IN SPIN BOLDAK, AFGHANISTAN When Abdul Razziq, a colonel in the Afghan Border Police, walks through the chockablock bazaar in this sand-swept trading hub on the frontier with Pakistan, he is mobbed by a crowd that deferentially addresses him as General Razziq. Young boys want his photograph. Gray-bearded men offer him tea. Merchants refuse to sell him anything – if he wants a bottle of cologne, he gets it for free.
U.S. officials say Razziq, who is illiterate and just 32, presides over a vast corruption network that skims customs duties, facilitates drug trafficking and smuggles other contraband. But, he also has managed to achieve a degree of security here that has eluded U.S. troops elsewhere in the country: His force of 3,000 uniformed policemen and several thousand militiamen pursue the Taliban so relentlessly that Spin Boldak has become the safest and most prosperous district in southern Afghanistan.

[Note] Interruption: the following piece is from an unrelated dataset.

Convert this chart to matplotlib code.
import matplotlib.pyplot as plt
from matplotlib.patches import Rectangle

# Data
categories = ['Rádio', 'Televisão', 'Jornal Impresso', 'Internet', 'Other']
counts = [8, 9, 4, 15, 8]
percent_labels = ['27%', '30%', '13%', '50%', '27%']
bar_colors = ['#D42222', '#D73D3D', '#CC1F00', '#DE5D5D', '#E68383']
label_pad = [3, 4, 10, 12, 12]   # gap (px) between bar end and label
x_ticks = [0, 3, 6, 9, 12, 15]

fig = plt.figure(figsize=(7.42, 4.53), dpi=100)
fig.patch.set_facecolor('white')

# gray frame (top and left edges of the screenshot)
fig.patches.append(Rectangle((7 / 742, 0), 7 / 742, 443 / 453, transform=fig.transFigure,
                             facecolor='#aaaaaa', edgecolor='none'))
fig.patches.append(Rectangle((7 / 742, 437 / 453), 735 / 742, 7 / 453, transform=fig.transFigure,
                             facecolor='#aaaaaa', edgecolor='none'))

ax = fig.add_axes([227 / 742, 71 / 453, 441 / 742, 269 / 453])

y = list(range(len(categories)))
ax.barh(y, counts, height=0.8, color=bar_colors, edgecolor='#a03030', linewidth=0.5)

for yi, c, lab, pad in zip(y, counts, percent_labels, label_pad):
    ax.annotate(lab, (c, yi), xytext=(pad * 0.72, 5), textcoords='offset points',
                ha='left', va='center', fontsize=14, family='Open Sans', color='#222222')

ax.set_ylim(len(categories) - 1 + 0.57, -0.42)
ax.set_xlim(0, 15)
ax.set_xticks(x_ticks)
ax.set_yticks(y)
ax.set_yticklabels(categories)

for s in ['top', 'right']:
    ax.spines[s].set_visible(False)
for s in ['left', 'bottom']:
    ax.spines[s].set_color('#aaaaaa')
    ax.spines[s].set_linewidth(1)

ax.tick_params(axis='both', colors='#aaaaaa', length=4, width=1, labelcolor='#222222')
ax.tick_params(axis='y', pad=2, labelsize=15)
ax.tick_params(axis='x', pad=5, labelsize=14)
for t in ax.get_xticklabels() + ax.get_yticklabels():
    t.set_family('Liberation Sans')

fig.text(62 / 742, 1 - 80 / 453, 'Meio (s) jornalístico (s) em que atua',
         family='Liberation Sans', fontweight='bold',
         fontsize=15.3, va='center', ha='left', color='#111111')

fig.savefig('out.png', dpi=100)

Despite the allegations of graft, which he denies, Razziq represents the Obama administration's best hope for maintaining stability in this important part of Afghanistan. Keeping Spin Boldak quiet, which allows more U.S. and Afghan forces to be employed elsewhere, is critical to fulfilling the president’s pledge to begin withdrawing U.S. troops next summer.

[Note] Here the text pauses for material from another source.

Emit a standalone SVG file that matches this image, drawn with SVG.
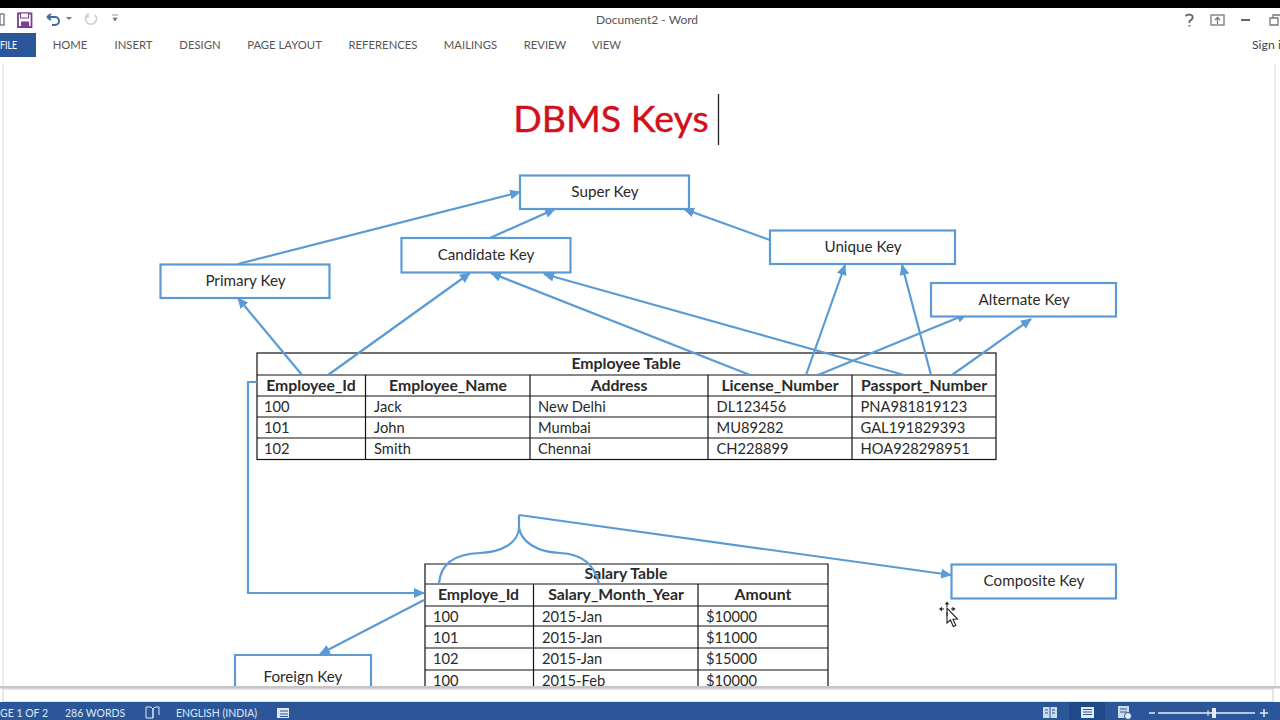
<svg xmlns="http://www.w3.org/2000/svg" width="1280" height="720" viewBox="0 0 1280 720">
<style>
text{font-family:Lato,"Open Sans",sans-serif;fill:#2a2a2a}
.ui{font-size:11.300px;fill:#555;text-anchor:middle}
.st{font-size:10.500px;fill:#dfe8f4}
.node rect{fill:#fff;stroke:#5b9bd5;stroke-width:2.200}
.node text{font-size:15.200px;text-anchor:middle}
.c{fill:none;stroke:#5b9bd5;stroke-width:2.200}
.tb line,.tb rect{stroke:#111;stroke-width:1.200;fill:none}
.h{font-size:15.800px;font-weight:700;text-anchor:middle}
.d{font-size:14.700px}
.ic{fill:none;stroke:#777;stroke-width:1.300}
.sl{stroke:#2b579a;stroke-width:1}
</style>
<defs>
<marker id="a" markerUnits="userSpaceOnUse" markerWidth="12" markerHeight="10" refX="10" refY="5" orient="auto"><path d="M0 0L11 5L0 10z" fill="#5b9bd5"/></marker>
</defs>
<rect width="1280" height="720" fill="#fff"/>
<g id="window-chrome">
<rect width="1280" height="8" fill="#000"/>
<rect x="0" y="14" width="4" height="11" fill="none" stroke="#667" stroke-width="1.200"/>
<path d="M18 13.500h13.500v13.500h-13.500z" fill="none" stroke="#7b3f98" stroke-width="1.800"/><rect x="20.500" y="13" width="8" height="5" fill="#fff" stroke="#7b3f98"/><rect x="21" y="21.500" width="8" height="5.500" fill="#7b3f98"/>
<path d="M47 17h8a4 4 0 0 1 0 8h-3M47 17l4-3M47 17l4 3" fill="none" stroke="#3a6ea5" stroke-width="2"/>
<path d="M66 17l3 3 3-3z" fill="#777"/>
<path d="M87 15a5.500 5.500 0 1 0 8 0M88 13v4h-3" fill="none" stroke="#ccc" stroke-width="1.500"/>
<path d="M112 15h6M113 18l2 3 2-3z" fill="#777" stroke="#777" stroke-width=".8"/>
<text x="647" y="24" class="ui" style="font-size:12px">Document2 - Word</text>
<path d="M1185.500 16q3.500-3 7 0q1 3-3 5v2M1189.500 25v1.500" fill="none" stroke="#666" stroke-width="1.800"/>
<rect x="1211" y="15" width="13" height="10" class="ic"/><path d="M1217.500 24v-6M1215 20l2.500-2.500 2.500 2.500" class="ic"/>
<path d="M1241 20h9" stroke="#666" stroke-width="2"/>
<path d="M1270 18h8v7h-8zM1273 18v-3h7" class="ic"/>
<rect x="0" y="33" width="36" height="24" fill="#2b579a"/>
<text x="0" y="49" textLength="17" lengthAdjust="spacingAndGlyphs" style="font-size:11.300px;fill:#fff">FILE</text>
<text x="70" y="49" class="ui">HOME</text>
<text x="133.500" y="49" class="ui">INSERT</text>
<text x="200" y="49" class="ui">DESIGN</text>
<text x="284.500" y="49" class="ui">PAGE LAYOUT</text>
<text x="383" y="49" class="ui">REFERENCES</text>
<text x="470.500" y="49" class="ui">MAILINGS</text>
<text x="545" y="49" class="ui">REVIEW</text>
<text x="606.500" y="49" class="ui">VIEW</text>
<text x="1252" y="49" style="font-size:12.300px;fill:#444">Sign i</text>
<path d="M3 64V686M1275 64V686" stroke="#ddd"/>
</g>
<text id="title" x="611" y="132" text-anchor="middle" style="font-size:37.500px;fill:#d40f1c;stroke:#d40f1c;stroke-width:.4">DBMS Keys</text>
<path id="cursor" d="M718.500 94V145" stroke="#222" stroke-width="1.300"/>
<g id="employee-table" class="tb">
<rect x="257" y="353" width="739" height="106.500"/>
<line x1="257" y1="375" x2="996" y2="375"/><line x1="257" y1="396" x2="996" y2="396"/><line x1="257" y1="417" x2="996" y2="417"/><line x1="257" y1="438" x2="996" y2="438"/>
<line x1="365.500" y1="375" x2="365.500" y2="459"/><line x1="530" y1="375" x2="530" y2="459"/><line x1="708" y1="375" x2="708" y2="459"/><line x1="852" y1="375" x2="852" y2="459"/>
<text x="626" y="369" class="h">Employee Table</text>
<text x="311" y="390.500" class="h">Employee_Id</text><text x="448" y="390.500" class="h">Employee_Name</text><text x="619" y="390.500" class="h">Address</text><text x="780" y="390.500" class="h">License_Number</text><text x="924" y="390.500" class="h">Passport_Number</text>
<text x="264" y="411.500" class="d">100</text><text x="374" y="411.500" class="d">Jack</text><text x="538" y="411.500" class="d">New Delhi</text><text x="716.500" y="411.500" class="d">DL123456</text><text x="860.500" y="411.500" class="d">PNA981819123</text>
<text x="264" y="432.500" class="d">101</text><text x="374" y="432.500" class="d">John</text><text x="538" y="432.500" class="d">Mumbai</text><text x="716.500" y="432.500" class="d">MU89282</text><text x="860.500" y="432.500" class="d">GAL191829393</text>
<text x="264" y="453.500" class="d">102</text><text x="374" y="453.500" class="d">Smith</text><text x="538" y="453.500" class="d">Chennai</text><text x="716.500" y="453.500" class="d">CH228899</text><text x="860.500" y="453.500" class="d">HOA928298951</text>
</g>
<g id="salary-table" class="tb">
<path d="M425 686V564H828V686" fill="none" stroke="#111" stroke-width="1.200"/>
<line x1="425" y1="584" x2="828" y2="584"/><line x1="425" y1="606" x2="828" y2="606"/><line x1="425" y1="626" x2="828" y2="626"/><line x1="425" y1="648" x2="828" y2="648"/><line x1="425" y1="670" x2="828" y2="670"/>
<line x1="533.500" y1="584" x2="533.500" y2="686"/><line x1="698" y1="584" x2="698" y2="686"/>
<text x="626" y="579" class="h">Salary Table</text>
<text x="478.500" y="600" class="h">Employe_Id</text><text x="616" y="600" class="h">Salary_Month_Year</text><text x="763" y="600" class="h">Amount</text>
<text x="433" y="622" class="d">100</text><text x="542" y="622" class="d">2015-Jan</text><text x="706" y="622" class="d">$10000</text>
<text x="433" y="642.500" class="d">101</text><text x="542" y="642.500" class="d">2015-Jan</text><text x="706" y="642.500" class="d">$11000</text>
<text x="433" y="664" class="d">102</text><text x="542" y="664" class="d">2015-Jan</text><text x="706" y="664" class="d">$15000</text>
<text x="433" y="685.500" class="d">100</text><text x="542" y="685.500" class="d">2015-Feb</text><text x="706" y="685.500" class="d">$10000</text>
</g>
<g id="connectors">
<path class="c" marker-end="url(#a)" d="M238 264L520 192"/>
<path class="c" marker-end="url(#a)" d="M490 238L555 209"/>
<path class="c" marker-end="url(#a)" d="M770 240L684 209"/>
<path class="c" marker-end="url(#a)" d="M302 375L238 298"/>
<path class="c" marker-end="url(#a)" d="M328 375L470 273"/>
<path class="c" marker-end="url(#a)" d="M750 375L491 273"/>
<path class="c" marker-end="url(#a)" d="M904 375L544 274"/>
<path class="c" marker-end="url(#a)" d="M806 375L845 265"/>
<path class="c" marker-end="url(#a)" d="M931 375L902 265"/>
<path class="c" marker-end="url(#a)" d="M818 375L967 314"/>
<path class="c" marker-end="url(#a)" d="M952 375L1031 319"/>
<path class="c" marker-end="url(#a)" d="M257 382H248V593H424"/>
<path class="c" marker-end="url(#a)" d="M424 600L320 654"/>
<path class="c" marker-end="url(#a)" d="M519 515L951 575"/>
<path class="c" d="M439 584C440 566 452 554 480 553C502 552 518 543 519 528V515M519 528C522 543 538 552 560 553C584 554 595 566 599 584"/>
</g>
<g id="super-key" class="node"><rect x="520" y="175.500" width="169" height="33.500"/><text x="605" y="197">Super Key</text></g>
<g id="candidate-key" class="node"><rect x="401.500" y="238" width="169" height="34.500"/><text x="486" y="260">Candidate Key</text></g>
<g id="primary-key" class="node"><rect x="160.500" y="264.500" width="169" height="33.500"/><text x="245.500" y="286">Primary Key</text></g>
<g id="unique-key" class="node"><rect x="770" y="230.500" width="185" height="33.500"/><text x="863" y="252">Unique Key</text></g>
<g id="alternate-key" class="node"><rect x="931" y="283" width="185" height="33.500"/><text x="1024" y="305">Alternate Key</text></g>
<g id="composite-key" class="node"><rect x="951.500" y="564.500" width="164.500" height="34"/><text x="1034" y="586">Composite Key</text></g>
<g id="foreign-key" class="node"><path d="M235 686V655H371V686" fill="#fff" stroke="#5b9bd5" stroke-width="2.200"/><text x="303" y="682">Foreign Key</text></g>
<g id="mouse-pointer">
<path d="M947 608v15l3.500-3 2.800 6.500 2.500-1-2.800-6.300 4.500-.2z" fill="#fff" stroke="#222" stroke-width="1.100"/>
<path d="M947 603v4M947 612v4M940 609h4M951 609h3" stroke="#222" stroke-width="1"/>
<path d="M947 601.500l-2.200 3h4.400zM939 609l3-2.200v4.400zM955.500 609l-3-2.200v4.400z" fill="#222"/>
</g>
<g id="status-bar">
<rect x="0" y="686" width="1280" height="2.500" fill="#c6c6c6"/>
<rect x="3" y="689" width="1270" height="13" fill="#fff" stroke="#ccc"/>
<rect x="0" y="702" width="1280" height="18" fill="#2b579a"/>
<text x="0" y="717" class="st">GE 1 OF 2</text>
<text x="65" y="717" class="st">286 WORDS</text>
<path d="M146 707h5l2 2v9h-7zM153 709l2-2h4v8M153 718v-9" fill="none" stroke="#dfe8f4"/>
<text x="176" y="717" class="st">ENGLISH (INDIA)</text>
<rect x="277" y="708" width="12" height="10" fill="#dfe8f4"/><path class="sl" d="M280 711h8M280 714h8M280 716.500h8"/>
<rect x="1043" y="707" width="14" height="11" fill="#cfdcec"/><path class="sl" d="M1050 707v11M1045 710h3M1045 713h3M1052 710h3M1052 713h3"/>
<rect x="1069" y="702" width="36" height="18" fill="#1f4a8a"/>
<rect x="1081" y="707" width="13" height="11" fill="#e6ecf5"/><path class="sl" d="M1083 709.500h9M1083 712h9M1083 714.500h9"/>
<rect x="1118" y="706" width="11" height="12" fill="#cfdcec"/><circle cx="1128" cy="716" r="3.500" fill="#e6ecf5" stroke="#2b579a"/><path class="sl" d="M1120 709h7M1120 712h7"/>
<path d="M1149 713h6M1158 713h97M1260 713h8M1264 709v8" stroke="#e6ecf5" stroke-width="1.500"/>
<rect x="1212" y="708" width="4" height="10" fill="#e6ecf5"/><path d="M1208 710v6" stroke="#e6ecf5"/>
</g>
</svg>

“Is it a long-term solution? That’s for others to decide,” said the top NATO commander in the south, British Maj. Gen. Nick Carter. “But it is a pragmatic solution. . .He’s Afghan good-enough.”
Meanwhile, U.S. and NATO officials have begun an ambitious plan to reform Razziq, hoping they can turn him into a more savory strongman. They are attempting to chaperone him, to offer incentives aimed at improving his behavior, and to set down new rules to compel him to put less money in his own pocket and more in the national treasury.
“We’re trying to promote integrity by watching his operations a whole lot more closely, but we don’t want him to stop doing all of the good things that he’s doing,” said U.S. Army Special Forces Col. Robert Waltemeyer, who runs a border coordination center here with representatives of the Afghan and Pakistan security forces. “We want to capitalize on his leadership.”
The question of what to do about Razziq has vexed U.S. and NATO officials. Some have advocated for his ouster to demonstrate a hard line against graft, while others have argued that he be left alone because his force, which is more than five times the size of the U.S. military presence here, provides vital security for NATO supply convoys heading into Kandahar.
“If we didn’t have him, we’d be screwed,” a U.S. Army officer said during a visit here in August. “It wouldn’t be this quiet.”